**** SUPPLIED MATERIAL ****

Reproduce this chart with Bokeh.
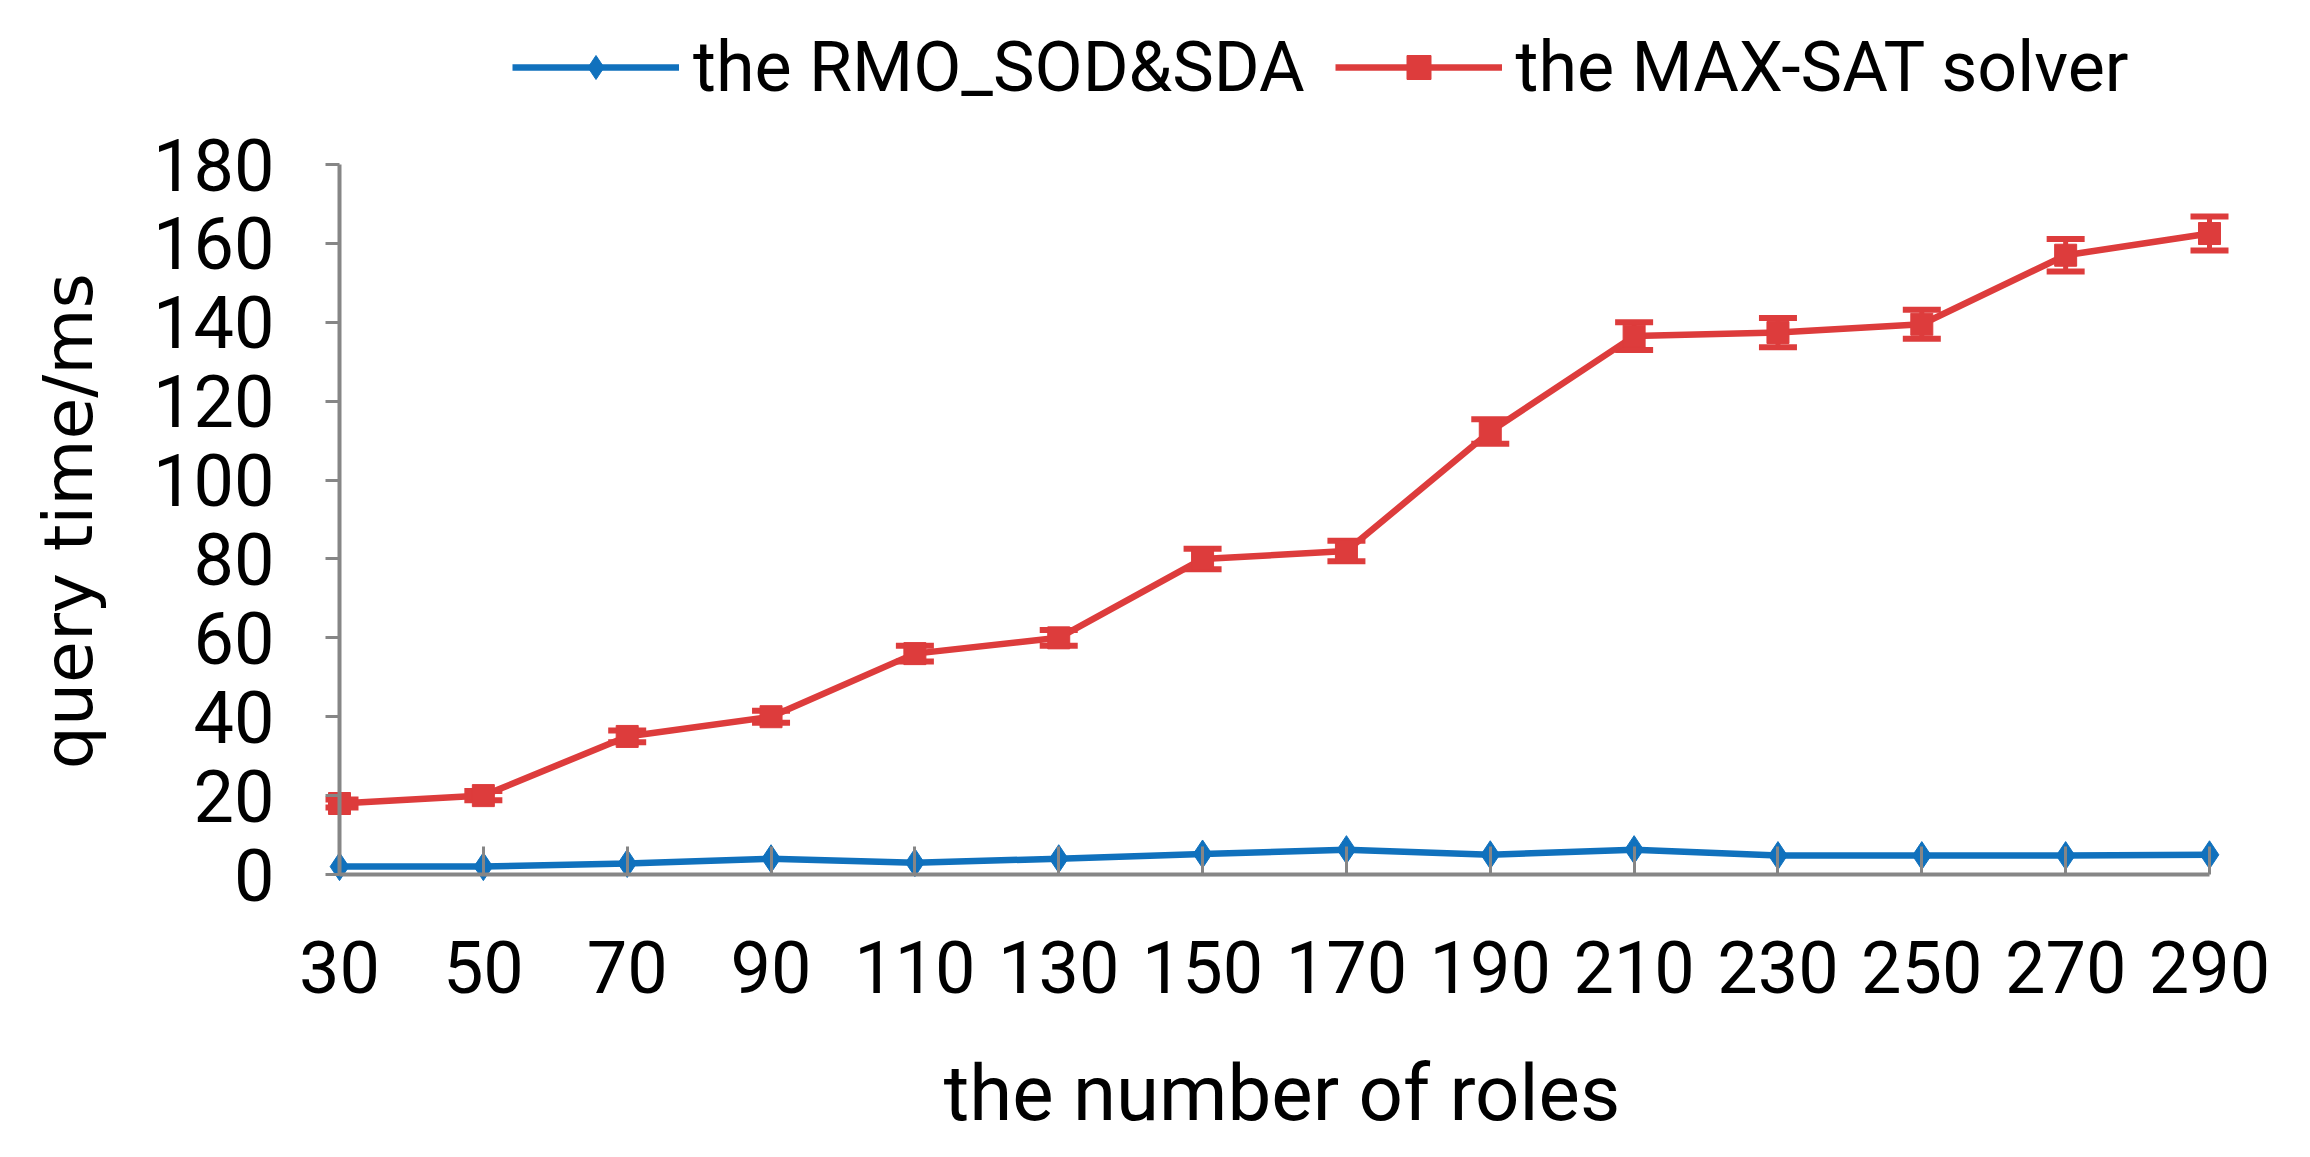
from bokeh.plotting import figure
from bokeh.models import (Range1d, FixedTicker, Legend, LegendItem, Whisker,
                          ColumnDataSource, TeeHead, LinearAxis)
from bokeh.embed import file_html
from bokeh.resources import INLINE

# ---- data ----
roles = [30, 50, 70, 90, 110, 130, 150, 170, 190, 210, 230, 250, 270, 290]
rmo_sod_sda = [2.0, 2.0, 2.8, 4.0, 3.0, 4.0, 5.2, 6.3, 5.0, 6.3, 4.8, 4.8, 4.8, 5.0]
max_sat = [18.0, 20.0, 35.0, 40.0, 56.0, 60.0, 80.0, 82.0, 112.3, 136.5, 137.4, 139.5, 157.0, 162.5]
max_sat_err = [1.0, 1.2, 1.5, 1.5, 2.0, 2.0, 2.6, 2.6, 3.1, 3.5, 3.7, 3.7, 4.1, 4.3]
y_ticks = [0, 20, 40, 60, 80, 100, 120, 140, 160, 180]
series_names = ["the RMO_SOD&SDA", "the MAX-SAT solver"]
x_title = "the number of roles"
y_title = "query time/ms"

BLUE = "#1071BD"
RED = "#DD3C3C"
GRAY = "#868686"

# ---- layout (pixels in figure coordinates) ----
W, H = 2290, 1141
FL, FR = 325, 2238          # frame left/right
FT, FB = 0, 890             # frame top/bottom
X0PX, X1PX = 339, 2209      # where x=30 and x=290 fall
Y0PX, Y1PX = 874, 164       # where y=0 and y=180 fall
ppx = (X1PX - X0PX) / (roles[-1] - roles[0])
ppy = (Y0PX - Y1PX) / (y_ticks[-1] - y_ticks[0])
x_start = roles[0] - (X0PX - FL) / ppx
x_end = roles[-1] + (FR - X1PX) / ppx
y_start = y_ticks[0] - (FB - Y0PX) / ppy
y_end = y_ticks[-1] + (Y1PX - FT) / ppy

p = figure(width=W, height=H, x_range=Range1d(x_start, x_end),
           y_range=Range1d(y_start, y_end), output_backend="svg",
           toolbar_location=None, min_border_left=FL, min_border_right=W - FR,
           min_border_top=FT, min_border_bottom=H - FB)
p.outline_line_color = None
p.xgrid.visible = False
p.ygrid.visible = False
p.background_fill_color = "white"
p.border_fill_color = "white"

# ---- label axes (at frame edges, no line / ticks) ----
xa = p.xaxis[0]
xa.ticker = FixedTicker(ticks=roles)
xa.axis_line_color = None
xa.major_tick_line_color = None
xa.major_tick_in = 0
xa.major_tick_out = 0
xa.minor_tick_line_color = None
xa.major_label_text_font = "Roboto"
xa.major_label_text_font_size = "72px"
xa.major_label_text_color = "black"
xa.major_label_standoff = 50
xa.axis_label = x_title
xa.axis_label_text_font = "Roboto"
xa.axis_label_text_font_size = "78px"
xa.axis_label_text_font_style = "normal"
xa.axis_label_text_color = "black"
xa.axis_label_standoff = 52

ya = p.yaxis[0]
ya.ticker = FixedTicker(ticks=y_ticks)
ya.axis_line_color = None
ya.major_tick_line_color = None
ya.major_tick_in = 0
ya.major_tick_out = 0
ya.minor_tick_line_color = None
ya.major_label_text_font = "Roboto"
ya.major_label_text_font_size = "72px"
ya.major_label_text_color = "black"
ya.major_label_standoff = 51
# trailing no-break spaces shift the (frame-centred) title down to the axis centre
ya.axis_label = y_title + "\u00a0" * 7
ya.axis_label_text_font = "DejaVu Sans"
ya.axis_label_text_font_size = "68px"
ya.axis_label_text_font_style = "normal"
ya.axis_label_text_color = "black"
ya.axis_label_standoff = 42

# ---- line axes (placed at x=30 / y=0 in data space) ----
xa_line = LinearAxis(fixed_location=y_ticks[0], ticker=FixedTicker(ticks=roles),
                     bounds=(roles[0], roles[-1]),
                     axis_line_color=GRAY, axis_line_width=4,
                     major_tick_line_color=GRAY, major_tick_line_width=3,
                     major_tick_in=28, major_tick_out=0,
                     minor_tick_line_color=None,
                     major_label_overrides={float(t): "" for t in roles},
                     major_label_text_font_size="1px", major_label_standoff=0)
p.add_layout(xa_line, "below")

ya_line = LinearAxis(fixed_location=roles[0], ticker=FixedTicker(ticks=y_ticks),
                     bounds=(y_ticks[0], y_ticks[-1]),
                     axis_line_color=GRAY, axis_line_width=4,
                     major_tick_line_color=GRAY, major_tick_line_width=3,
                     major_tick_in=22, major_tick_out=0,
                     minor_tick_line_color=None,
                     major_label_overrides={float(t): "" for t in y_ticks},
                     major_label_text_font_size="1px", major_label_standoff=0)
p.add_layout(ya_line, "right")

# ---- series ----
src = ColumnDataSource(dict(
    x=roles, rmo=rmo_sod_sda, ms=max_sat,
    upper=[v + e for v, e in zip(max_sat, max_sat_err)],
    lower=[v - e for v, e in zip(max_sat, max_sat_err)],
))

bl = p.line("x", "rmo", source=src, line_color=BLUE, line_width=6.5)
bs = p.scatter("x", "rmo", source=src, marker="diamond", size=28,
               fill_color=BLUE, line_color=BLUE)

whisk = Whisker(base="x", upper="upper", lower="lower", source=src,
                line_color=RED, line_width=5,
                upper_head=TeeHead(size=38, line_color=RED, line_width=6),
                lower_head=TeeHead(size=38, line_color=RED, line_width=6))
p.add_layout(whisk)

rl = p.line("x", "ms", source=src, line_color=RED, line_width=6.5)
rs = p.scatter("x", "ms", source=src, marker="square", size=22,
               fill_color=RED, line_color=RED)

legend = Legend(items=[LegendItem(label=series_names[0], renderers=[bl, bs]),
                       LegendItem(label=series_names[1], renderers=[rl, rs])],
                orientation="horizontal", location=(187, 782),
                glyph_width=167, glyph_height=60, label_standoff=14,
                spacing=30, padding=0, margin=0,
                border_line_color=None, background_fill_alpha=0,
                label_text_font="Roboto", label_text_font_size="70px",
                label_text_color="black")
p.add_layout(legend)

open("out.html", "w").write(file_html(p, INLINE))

****

§ STATED EXERCISE: Quote the material word for word, dropping any images it holds.

§ OUTPUT BELOW:
Reproduce this chart with Bokeh.
from bokeh.plotting import figure
from bokeh.models import (Range1d, FixedTicker, Legend, LegendItem, Whisker,
                          ColumnDataSource, TeeHead, LinearAxis)
from bokeh.embed import file_html
from bokeh.resources import INLINE

# ---- data ----
roles = [30, 50, 70, 90, 110, 130, 150, 170, 190, 210, 230, 250, 270, 290]
rmo_sod_sda = [2.0, 2.0, 2.8, 4.0, 3.0, 4.0, 5.2, 6.3, 5.0, 6.3, 4.8, 4.8, 4.8, 5.0]
max_sat = [18.0, 20.0, 35.0, 40.0, 56.0, 60.0, 80.0, 82.0, 112.3, 136.5, 137.4, 139.5, 157.0, 162.5]
max_sat_err = [1.0, 1.2, 1.5, 1.5, 2.0, 2.0, 2.6, 2.6, 3.1, 3.5, 3.7, 3.7, 4.1, 4.3]
y_ticks = [0, 20, 40, 60, 80, 100, 120, 140, 160, 180]
series_names = ["the RMO_SOD&SDA", "the MAX-SAT solver"]
x_title = "the number of roles"
y_title = "query time/ms"

BLUE = "#1071BD"
RED = "#DD3C3C"
GRAY = "#868686"

# ---- layout (pixels in figure coordinates) ----
W, H = 2290, 1141
FL, FR = 325, 2238          # frame left/right
FT, FB = 0, 890             # frame top/bottom
X0PX, X1PX = 339, 2209      # where x=30 and x=290 fall
Y0PX, Y1PX = 874, 164       # where y=0 and y=180 fall
ppx = (X1PX - X0PX) / (roles[-1] - roles[0])
ppy = (Y0PX - Y1PX) / (y_ticks[-1] - y_ticks[0])
x_start = roles[0] - (X0PX - FL) / ppx
x_end = roles[-1] + (FR - X1PX) / ppx
y_start = y_ticks[0] - (FB - Y0PX) / ppy
y_end = y_ticks[-1] + (Y1PX - FT) / ppy

p = figure(width=W, height=H, x_range=Range1d(x_start, x_end),
           y_range=Range1d(y_start, y_end), output_backend="svg",
           toolbar_location=None, min_border_left=FL, min_border_right=W - FR,
           min_border_top=FT, min_border_bottom=H - FB)
p.outline_line_color = None
p.xgrid.visible = False
p.ygrid.visible = False
p.background_fill_color = "white"
p.border_fill_color = "white"

# ---- label axes (at frame edges, no line / ticks) ----
xa = p.xaxis[0]
xa.ticker = FixedTicker(ticks=roles)
xa.axis_line_color = None
xa.major_tick_line_color = None
xa.major_tick_in = 0
xa.major_tick_out = 0
xa.minor_tick_line_color = None
xa.major_label_text_font = "Roboto"
xa.major_label_text_font_size = "72px"
xa.major_label_text_color = "black"
xa.major_label_standoff = 50
xa.axis_label = x_title
xa.axis_label_text_font = "Roboto"
xa.axis_label_text_font_size = "78px"
xa.axis_label_text_font_style = "normal"
xa.axis_label_text_color = "black"
xa.axis_label_standoff = 52

ya = p.yaxis[0]
ya.ticker = FixedTicker(ticks=y_ticks)
ya.axis_line_color = None
ya.major_tick_line_color = None
ya.major_tick_in = 0
ya.major_tick_out = 0
ya.minor_tick_line_color = None
ya.major_label_text_font = "Roboto"
ya.major_label_text_font_size = "72px"
ya.major_label_text_color = "black"
ya.major_label_standoff = 51
# trailing no-break spaces shift the (frame-centred) title down to the axis centre
ya.axis_label = y_title + "\u00a0" * 7
ya.axis_label_text_font = "DejaVu Sans"
ya.axis_label_text_font_size = "68px"
ya.axis_label_text_font_style = "normal"
ya.axis_label_text_color = "black"
ya.axis_label_standoff = 42

# ---- line axes (placed at x=30 / y=0 in data space) ----
xa_line = LinearAxis(fixed_location=y_ticks[0], ticker=FixedTicker(ticks=roles),
                     bounds=(roles[0], roles[-1]),
                     axis_line_color=GRAY, axis_line_width=4,
                     major_tick_line_color=GRAY, major_tick_line_width=3,
                     major_tick_in=28, major_tick_out=0,
                     minor_tick_line_color=None,
                     major_label_overrides={float(t): "" for t in roles},
                     major_label_text_font_size="1px", major_label_standoff=0)
p.add_layout(xa_line, "below")

ya_line = LinearAxis(fixed_location=roles[0], ticker=FixedTicker(ticks=y_ticks),
                     bounds=(y_ticks[0], y_ticks[-1]),
                     axis_line_color=GRAY, axis_line_width=4,
                     major_tick_line_color=GRAY, major_tick_line_width=3,
                     major_tick_in=22, major_tick_out=0,
                     minor_tick_line_color=None,
                     major_label_overrides={float(t): "" for t in y_ticks},
                     major_label_text_font_size="1px", major_label_standoff=0)
p.add_layout(ya_line, "right")

# ---- series ----
src = ColumnDataSource(dict(
    x=roles, rmo=rmo_sod_sda, ms=max_sat,
    upper=[v + e for v, e in zip(max_sat, max_sat_err)],
    lower=[v - e for v, e in zip(max_sat, max_sat_err)],
))

bl = p.line("x", "rmo", source=src, line_color=BLUE, line_width=6.5)
bs = p.scatter("x", "rmo", source=src, marker="diamond", size=28,
               fill_color=BLUE, line_color=BLUE)

whisk = Whisker(base="x", upper="upper", lower="lower", source=src,
                line_color=RED, line_width=5,
                upper_head=TeeHead(size=38, line_color=RED, line_width=6),
                lower_head=TeeHead(size=38, line_color=RED, line_width=6))
p.add_layout(whisk)

rl = p.line("x", "ms", source=src, line_color=RED, line_width=6.5)
rs = p.scatter("x", "ms", source=src, marker="square", size=22,
               fill_color=RED, line_color=RED)

legend = Legend(items=[LegendItem(label=series_names[0], renderers=[bl, bs]),
                       LegendItem(label=series_names[1], renderers=[rl, rs])],
                orientation="horizontal", location=(187, 782),
                glyph_width=167, glyph_height=60, label_standoff=14,
                spacing=30, padding=0, margin=0,
                border_line_color=None, background_fill_alpha=0,
                label_text_font="Roboto", label_text_font_size="70px",
                label_text_color="black")
p.add_layout(legend)

open("out.html", "w").write(file_html(p, INLINE))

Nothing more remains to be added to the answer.